While the brain is less active when we sleep, sustaining this physiological state helps us relax and nourishes the health of our minds and bodies.
Bernardo Uribe García Clinical Neurologist
How is the quality of your sleep? How many minutes to does it normally take you to fall asleep? How many times in the last month did you wake up in the middle of the night? Have you taken any over-the-counter products or prescribed medications in order to get a full night’s sleep? Answering these questions may help you better understand the quality of your sleep.
To start, it is important to establish a definition for sleep. Clinical neurologist Bernardo Uribe García has the answer, “It is a phase in which the brain does not stop working. It consolidates information and memories that were received throughout the day and releases chemical substances that improve your circulation, in addition to other activities.”
Sleeping is therefore not an interruption of your body’s vital functions at night, but rather recharges you with energy. This is why sleep disorders affect people not just at nighttime, but also mainly during a day’s activities.

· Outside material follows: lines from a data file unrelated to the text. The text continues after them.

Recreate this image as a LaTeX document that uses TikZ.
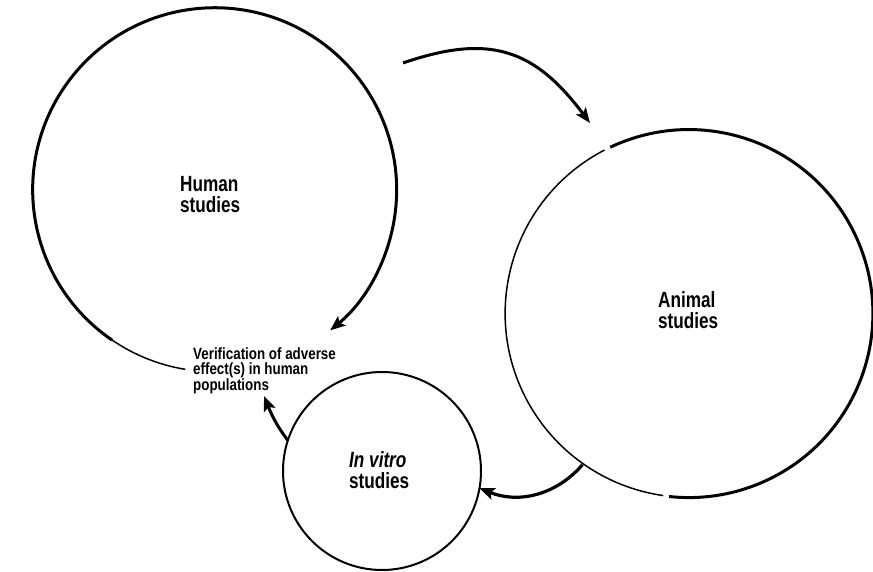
\documentclass[tikz,border=0pt]{standalone}
\usepackage{fontspec}
\setmainfont{Liberation Sans}
\newfontfamily\bigfont[FakeStretch=0.78]{Liberation Sans}
\newfontfamily\smallfont[FakeStretch=0.82]{Liberation Sans}
\usetikzlibrary{arrows.meta}
\begin{document}
\begin{tikzpicture}[x=1pt,y=1pt,
  ring/.style={circle, inner sep=0pt, outer sep=0pt, minimum size=#1},
  thickline/.style={line width=3pt},
  thinline/.style={line width=1.5pt},
  tip/.style={-{Stealth[length=15pt,width=12pt,inset=3pt]}},
  arr/.style={line width=3.2pt, tip},
  bigtext/.style={font=\bigfont\bfseries\fontsize{22}{21}\selectfont, align=left, anchor=base west, inner sep=0pt},
  smalltext/.style={font=\smallfont\bfseries\fontsize{16.3}{15.5}\selectfont, align=left, anchor=base west, inner sep=0pt}
]
\fill[white] (0,0) rectangle (873,571);
\useasboundingbox (0,0) rectangle (873,571);

% circles (invisible nodes for anchors)
\node[ring=364pt] (human) at (216.5,380) {};
\node[ring=368pt] (animal) at (688,257) {};
\node[ring=198pt, draw, line width=2pt] (vitro) at (382,100) {};

% human studies circle
\draw[thickline, tip] (human.235.7) arc[start angle=235.7, end angle=-50.6, radius=182pt];
\draw[thinline] (human.235.7) arc[start angle=235.7, end angle=260.7, radius=182pt];

% animal studies circle
\draw[thickline] (animal.115.3) arc[start angle=115.3, end angle=-96.2, radius=184pt];
\draw[thinline] (animal.117.4) arc[start angle=117.4, end angle=261.9, radius=184pt];

% labels (anchor = baseline of last line)
\node[bigtext] (humanlbl) at (180,358.5) {Human\\studies};
\node[bigtext] (animallbl) at (658,242) {Animal\\studies};
\node[bigtext] (vitrolbl) at (349,83) {\itshape In vitro\\studies};
\node[smalltext] (verif) at (193,181) {Verification of adverse\\effect(s) in human\\populations};

% connectors
\coordinate (ts) at (403,508);
\coordinate (te) at (590,448);
\draw[arr, line width=3pt] (ts) to[out=19, in=127, looseness=1.2] (te);
\draw[arr] (animal.235) to[out=229, in=-22] (vitro.-10);
\coordinate (vtip) at (264,175);
\draw[arr, line width=3pt] (vitro.162) to[out=127, in=-68] (vtip);
\end{tikzpicture}
\end{document}
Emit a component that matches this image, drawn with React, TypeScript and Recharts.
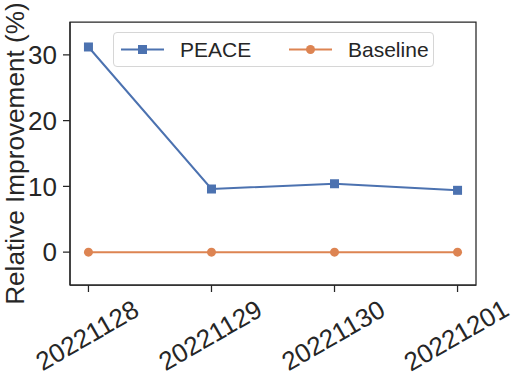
import React from 'react';
import { LineChart, Line, XAxis, YAxis, ReferenceArea, Legend } from 'recharts';

const dates = ['20221128', '20221129', '20221130', '20221201'];
const peace = [31.2, 9.6, 10.4, 9.4];
const baseline = [0, 0, 0, 0];
const yTicks = [0, 10, 20, 30];

const BLUE = '#4c72b0';
const ORANGE = '#dd8452';
const INK = '#262626';
const FONT = '"Liberation Sans", Arial, sans-serif';

const data = dates.map((d, i) => ({ idx: i, date: d, peace: peace[i], baseline: baseline[i] }));

const SquareDot = (props: any) => {
  const { cx, cy, index } = props;
  if (cx == null || cy == null) return null;
  return <rect key={`sq-${index}`} x={cx - 4.5} y={cy - 4.5} width={9} height={9} fill={BLUE} />;
};

const CircleDot = (props: any) => {
  const { cx, cy, index } = props;
  if (cx == null || cy == null) return null;
  return <circle key={`ci-${index}`} cx={cx} cy={cy} r={4.5} fill={ORANGE} />;
};

const DateTick = (props: any) => {
  const { x, y, payload } = props;
  return (
    <g transform={`translate(${x - 1.5},${y + 43})`}>
      <text
        x={0}
        y={0}
        dy="0.36em"
        textAnchor="middle"
        transform="rotate(-30)"
        fill={INK}
        fontSize={26}
        fontFamily={FONT}
      >
        {dates[payload.value]}
      </text>
    </g>
  );
};

const LegendBox = () => (
  <div
    style={{
      width: 319,
      height: 33,
      border: '1px solid #d6d6d6',
      borderRadius: 4,
      background: 'rgba(255,255,255,0.8)',
      position: 'relative',
    }}
  >
    <svg width={319} height={33} style={{ position: 'absolute', left: 0, top: 0 }}>
      <line x1={7} y1={16.5} x2={50} y2={16.5} stroke={BLUE} strokeWidth={2} />
      <rect x={24} y={12} width={9} height={9} fill={BLUE} />
      <text x={66} y={16.5} dy="0.36em" fill={INK} fontSize={21} fontFamily={FONT}>PEACE</text>
      <line x1={175} y1={16.5} x2={218} y2={16.5} stroke={ORANGE} strokeWidth={2} />
      <circle cx={196.5} cy={16.5} r={4.5} fill={ORANGE} />
      <text x={234} y={16.5} dy="0.36em" fill={INK} fontSize={21} fontFamily={FONT}>Baseline</text>
    </svg>
  </div>
);

export default function App() {
  return (
    <div style={{ position: 'absolute', left: 0, top: 0, background: '#fff' }}>
      <LineChart width={515} height={377} data={data} margin={{ top: 22, right: 39, left: 8, bottom: 0 }}>
        <XAxis
          dataKey="idx"
          type="number"
          domain={[-0.15, 3.15]}
          ticks={[0, 1, 2, 3]}
          allowDataOverflow
          height={92}
          stroke={INK}
          strokeWidth={1.25}
          tickSize={7}
          tickMargin={0}
          tickLine={{ stroke: INK, strokeWidth: 1.25 }}
          tick={<DateTick />}
          interval={0}
        />
        <YAxis
          type="number"
          domain={[-5, 35]}
          ticks={yTicks}
          allowDataOverflow
          width={62}
          stroke={INK}
          strokeWidth={1.25}
          tickSize={7}
          tickMargin={6}
          tickLine={{ stroke: INK, strokeWidth: 1.25 }}
          tick={{ fill: INK, fontSize: 26, fontFamily: FONT }}
          label={{
            value: 'Relative Improvement (%)',
            angle: -90,
            position: 'center',
            dx: -24,
            fill: INK,
            fontSize: 26.2,
            fontFamily: FONT,
          }}
        />
        <ReferenceArea x1={-0.15} x2={3.15} y1={-5} y2={35} fill="none" stroke={INK} strokeWidth={1.25} ifOverflow="visible" />
        <Legend
          layout="horizontal"
          verticalAlign="middle"
          align="center"
          content={<LegendBox />}
          wrapperStyle={{ position: 'absolute', left: 113, top: 32, width: 321, height: 35 }}
        />
        <Line
          type="linear"
          dataKey="peace"
          name="PEACE"
          stroke={BLUE}
          strokeWidth={2}
          dot={<SquareDot />}
          activeDot={false}
          isAnimationActive={false}
        />
        <Line
          type="linear"
          dataKey="baseline"
          name="Baseline"
          stroke={ORANGE}
          strokeWidth={2}
          dot={<CircleDot />}
          activeDot={false}
          isAnimationActive={false}
        />
      </LineChart>
    </div>
  );
}
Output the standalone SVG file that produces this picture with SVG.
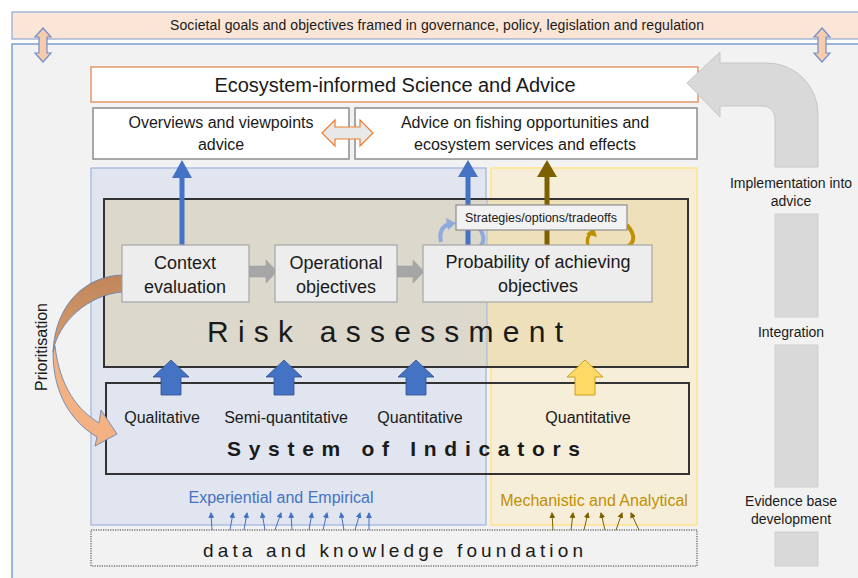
<svg xmlns="http://www.w3.org/2000/svg" width="858" height="578" viewBox="0 0 858 578">
<defs>
<style>
text{font-family:"Liberation Sans",Arial,sans-serif;fill:#1a1a1a}
.c{text-anchor:middle}
.box{fill:#EDEDED;stroke:#A5A5A5;stroke-width:1.2}
.wbox{fill:#FFFFFF;stroke:#8C8C8C;stroke-width:1.5}
.blk{fill:#4472C4;stroke:#2F528F;stroke-width:0.8}
.gry{fill:#A6A6A6;stroke:#999;stroke-width:0.5}
.bar{fill:#D9D9D9;stroke:#CFCFCF;stroke-width:1}
.dbl{fill:#F8CBAD;stroke:#6F8FCB;stroke-width:1.2}
.sb{stroke:#4472C4;stroke-width:1;fill:none}
.sg{stroke:#7F6000;stroke-width:1;fill:none}
</style>
<marker id="mb" markerWidth="6" markerHeight="6" refX="5" refY="3" orient="auto" markerUnits="userSpaceOnUse"><path d="M0,0 L6,3 L0,6 Z" fill="#4472C4"/></marker>
<marker id="mg" markerWidth="6" markerHeight="6" refX="5" refY="3" orient="auto" markerUnits="userSpaceOnUse"><path d="M0,0 L6,3 L0,6 Z" fill="#7F6000"/></marker>
<linearGradient id="pg" x1="0" y1="275" x2="0" y2="360" gradientUnits="userSpaceOnUse"><stop offset="0" stop-color="#C08659"/><stop offset="1" stop-color="#D9A072"/></linearGradient>
</defs>

<g id="panel"><rect x="12" y="44" width="860" height="545" fill="#F2F2F2" stroke="#7F9FCF" stroke-width="1.5"/></g>

<g id="societal">
<rect x="12" y="12" width="860" height="27" fill="#FBE5D6" stroke="#8FA9CF" stroke-width="1.2"/>
<text class="c" x="437" y="30" font-size="14" textLength="534">Societal goals and objectives framed in governance, policy, legislation and regulation</text>
</g>

<g id="regions">
<rect id="empirical-region" x="91" y="168" width="395" height="357" fill="#E0E5EF" stroke="#9DB4DD" stroke-width="1.2"/>
<rect id="analytical-region" x="491" y="168" width="206" height="357" fill="#F7EEDA" stroke="#FFE38A" stroke-width="1.5"/>
</g>

<g id="ecosystem-advice">
<rect x="91" y="67" width="607" height="35" fill="#FFFFFF" stroke="#E4986A" stroke-width="1.5"/>
<text class="c" x="395" y="92" font-size="20" textLength="361">Ecosystem-informed Science and Advice</text>
</g>

<g id="overviews">
<rect class="wbox" x="93" y="108" width="256" height="51"/>
<text class="c" x="221" y="128" font-size="16">Overviews and viewpoints</text>
<text class="c" x="221" y="150" font-size="16">advice</text>
</g>

<g id="advice-fishing">
<rect class="wbox" x="355" y="108" width="342" height="51"/>
<text class="c" x="525" y="128" font-size="16">Advice on fishing opportunities and</text>
<text class="c" x="525" y="150" font-size="16">ecosystem services and effects</text>
</g>

<g id="risk-assessment">
<rect x="104" y="199" width="383" height="168" fill="#DCD8CC"/>
<rect x="487" y="199" width="201" height="168" fill="#EEE0BA"/>
<line x1="487" y1="199" x2="487" y2="367" stroke="#9DB4DD" stroke-width="1"/>
<rect x="104" y="199" width="584" height="168" fill="none" stroke="#333" stroke-width="2"/>
<text x="207" y="342" font-size="30" textLength="356">Risk assessment</text>
</g>

<g id="indicators">
<rect x="106" y="383" width="583" height="91" fill="none" stroke="#333" stroke-width="2"/>
<text class="c" x="162" y="423" font-size="16">Qualitative</text>
<text class="c" x="286" y="423" font-size="16">Semi-quantitative</text>
<text class="c" x="420" y="423" font-size="16">Quantitative</text>
<text class="c" x="588" y="423" font-size="16">Quantitative</text>
<text x="227" y="456" font-size="21" font-weight="bold" textLength="353">System of Indicators</text>
</g>

<g id="connectors">
<path d="M179.5,245 V178 H172 L182,160 L192,178 H184.5 V245 Z" fill="#4472C4"/>
<path d="M465.5,245 V177 H458 L468,160 L478,177 H470.5 V245 Z" fill="#4472C4"/>
<path d="M544.5,245 V177 H537 L547,160 L557,177 H549.5 V245 Z" fill="#7F6000"/>
<path d="M322,133 L335,120 V127 H360 V120 L373,133 L360,146 V139 H335 V146 Z" fill="#E8E8E8" stroke="#ED7D31" stroke-width="1.2"/>
<path class="dbl" d="M43,28 L51,37 H47 V53 H51 L43,62 L35,53 H39 V37 H35 Z"/>
<path class="dbl" d="M822,28 L830,37 H826 V53 H830 L822,62 L814,53 H818 V37 H814 Z"/>
<path class="gry" d="M249,266 H266 V260 L277,271.5 L266,283 V277 H249 Z"/>
<path class="gry" d="M397,266 H413 V260 L424,271.5 L413,283 V277 H397 Z"/>
<path class="blk" d="M161,395 V377 H153 L171,360 L189,377 H181 V395 Z"/>
<path class="blk" d="M274,395 V377 H266 L284,360 L302,377 H294 V395 Z"/>
<path class="blk" d="M406,395 V377 H398 L416,360 L434,377 H426 V395 Z"/>
<path d="M575,395 V377 H567 L585,360 L603,377 H595 V395 Z" fill="#FFD966" stroke="#BF9000" stroke-width="0.8"/>
<path d="M687,83 L720,52 V63 H767 A51,51 0 0 1 818,114 V167 H775 V118 A12,12 0 0 0 763,106 H720 V117 Z" fill="#D9D9D9" stroke="#C6C6C6" stroke-width="1"/>
<rect class="bar" x="775" y="214" width="43" height="103"/>
<rect class="bar" x="775" y="345" width="43" height="142"/>
<rect class="bar" x="775" y="532" width="43" height="34"/>
<path d="M122,275 C85,276 55,305 53,352 C58,322 88,295 122,292 Z" fill="url(#pg)" stroke="#5B7DB1" stroke-width="0.8"/>
<path d="M53,352 C53,395 72,422 97,437 L95,446 L117,434 L101,410 L99,423 C78,410 60,388 55,346 Z" fill="#F4B183" stroke="#5B7DB1" stroke-width="0.8"/>
<path d="M441,242 Q438,228 449,224" fill="none" stroke="#8FAADC" stroke-width="4"/>
<path d="M446,218 L456,223 L448,230 Z" fill="#8FAADC"/>
<path d="M480,229 Q488,242 477,249" fill="none" stroke="#8FAADC" stroke-width="4"/>
<path d="M481,245 L471,252 L483,255 Z" fill="#8FAADC"/>
<path d="M588,246 Q586,237 591,233" fill="none" stroke="#BF9000" stroke-width="3.5"/>
<path d="M586,234 L594,228 L597,237 Z" fill="#BF9000"/>
<path d="M627,225 Q640,240 626,248" fill="none" stroke="#BF9000" stroke-width="4"/>
<path d="M629,243 L619,251 L631,254 Z" fill="#BF9000"/>
<g class="sb" marker-end="url(#mb)">
<line x1="212" y1="530" x2="211" y2="513"/><line x1="230" y1="530" x2="233" y2="513"/><line x1="244" y1="530" x2="247" y2="513"/><line x1="265" y1="530" x2="262" y2="513"/><line x1="275" y1="530" x2="281" y2="513"/><line x1="292" y1="530" x2="291" y2="513"/><line x1="309" y1="530" x2="312" y2="513"/><line x1="323" y1="530" x2="327" y2="513"/><line x1="344" y1="530" x2="341" y2="513"/><line x1="355" y1="530" x2="360" y2="513"/><line x1="369" y1="530" x2="369" y2="513"/>
</g>
<g class="sg" marker-end="url(#mg)">
<line x1="553" y1="530" x2="552" y2="513"/><line x1="571" y1="530" x2="573" y2="513"/><line x1="584" y1="530" x2="588" y2="513"/><line x1="605" y1="530" x2="601" y2="513"/><line x1="616" y1="530" x2="622" y2="513"/><line x1="639" y1="530" x2="631" y2="513"/>
</g>
</g>

<g id="context-evaluation">
<rect class="box" x="122" y="245" width="127" height="57"/>
<text class="c" x="185" y="269" font-size="18">Context</text>
<text class="c" x="185" y="293" font-size="18">evaluation</text>
</g>
<g id="operational-objectives">
<rect class="box" x="275" y="245" width="122" height="57"/>
<text class="c" x="336" y="269" font-size="18">Operational</text>
<text class="c" x="336" y="293" font-size="18">objectives</text>
</g>
<g id="probability">
<rect class="box" x="423" y="245" width="229" height="57"/>
<text class="c" x="538" y="268" font-size="18">Probability of achieving</text>
<text class="c" x="538" y="292" font-size="18">objectives</text>
</g>
<g id="strategies">
<rect x="456" y="205" width="171" height="25" fill="#F2F2F2" stroke="#8C8C8C" stroke-width="1.2"/>
<text class="c" x="541" y="222" font-size="12.5">Strategies/options/tradeoffs</text>
</g>

<g id="labels">
<text class="c" transform="translate(47,347) rotate(-90)" font-size="16">Prioritisation</text>
<text class="c" x="281" y="503" font-size="16" style="fill:#4472C4">Experiential and Empirical</text>
<text class="c" x="594" y="506" font-size="16" style="fill:#BF9000">Mechanistic and Analytical</text>
<text class="c" x="791" y="188" font-size="14">Implementation into</text>
<text class="c" x="791" y="206" font-size="14">advice</text>
<text class="c" x="791" y="337" font-size="14">Integration</text>
<text class="c" x="791" y="506" font-size="14">Evidence base</text>
<text class="c" x="791" y="524" font-size="14">development</text>
</g>

<g id="data-foundation">
<rect x="91" y="530" width="606" height="36" fill="#F2F2F2" stroke="#333" stroke-width="1" stroke-dasharray="1.2,1.2"/>
<text x="203" y="557" font-size="19" textLength="380">data and knowledge foundation</text>
</g>
</svg>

A lack of sleep can cause fatigue, attention deficit disorders, affects concentration and memory, makes people irritable and leaves them in a depressed mood when doing their daily activities. Not having replenished sleep is also one of the main causes of traffic accidents as the study Prevalence of sleep complaints in Colombia at different altitudes reveals, published in the Sleep Science journal. This study measured the impact of sleep disorders in over 5,000 people from different altitudes throughout Colombia.
Different types of sleep disorders
According to Uribe García and the Asociación Colombiana de Medicina del Sueño (ACMES, the Sleep Medicine Association of Colombia), there are about 100 different types of disorders that affect the quality of one’s sleep. They can be classified into four groups: insomnia, a disorder that affect one’s ability to fall or remain asleep; hypersomnia, excessive, constant and involuntary sleep; heart rate disorders, changes in the biological clock of sleep; and parasomnia, being constantly woken up by nightmares and night terrors.
People that are overweight, have respiratory problems, a tendency to be depressive, work night shifts, as well as those that take any medications, are more likely to suffer from sleep disorders. These are situations that in general, can be corrected and even cured provided that the individual is aware of the situation and chooses to become involved in positive sleeping habits on a daily basis.
Practice good personal care
Uribe García adds that, “Some practices that can help you sleep well include going to bed at the same time, not eating or working in bed, making sure the temperature of the bedroom is comfortable, and trying not to fall asleep while watching television.” Also, avoiding the consumption of caffeinated drinks at nighttime and foods with a high calorie content can also help you to fall asleep.
According to ACMES, sleep disorders are more common in adults over the age of 55, the average age in which the production of melatonin reduces considerably, the hormone associated with regulating sleep. Fifty percent of the world’s population has had a sleep disorder at some point in their lives.
Some practices that contribute to getting good sleep are doing exercise (but not over-exceeding), avoiding long naps after 3:00 in the afternoon, and not drinking more than one glass of alcohol before going to bed.
Whether it be insomnia or sleep apnea, it is important to pay careful attention to getting good sleep. This issue has even been the inspiration for a new medical subspecialty called Sleep Medicine, which diagnoses and treats sleep disorders. If your days seem to feel long and you cannot seem to focus, evaluate what your nights are like. Before self-medicating, think about whether you might be suffering from a sleep disorder and if so, seek out the support of a specialist.
59% of Colombians are affected by sleep disorders.
On average, babies should get 17 hours of sleep; children and adolescents, 10; and adults, 7.
People who take naps, considered to be a short period of sleep during the day that does not last longer than 20 minutes, have a lower risk of heart disease.
Common sleep disorders
Insomnia: Occurs when it is very difficult to fall asleep, or when the person wakes up in the middle of the night and cannot return to sleep after more than a half hour.
Sleep apnea: Is when there are one or more breaks in the individual’s breathing when they sleep. This causes people to go from deep to light sleep. Solutions to this consist of otorhinolaryngologic treatments and using small oxygen tanks that allow for air to continually flow in and out of the lungs while sleeping.
Narcolepsy: Extreme sleepiness during the day.
Sleepwalking: Getting out of bed in the middle of deep sleep.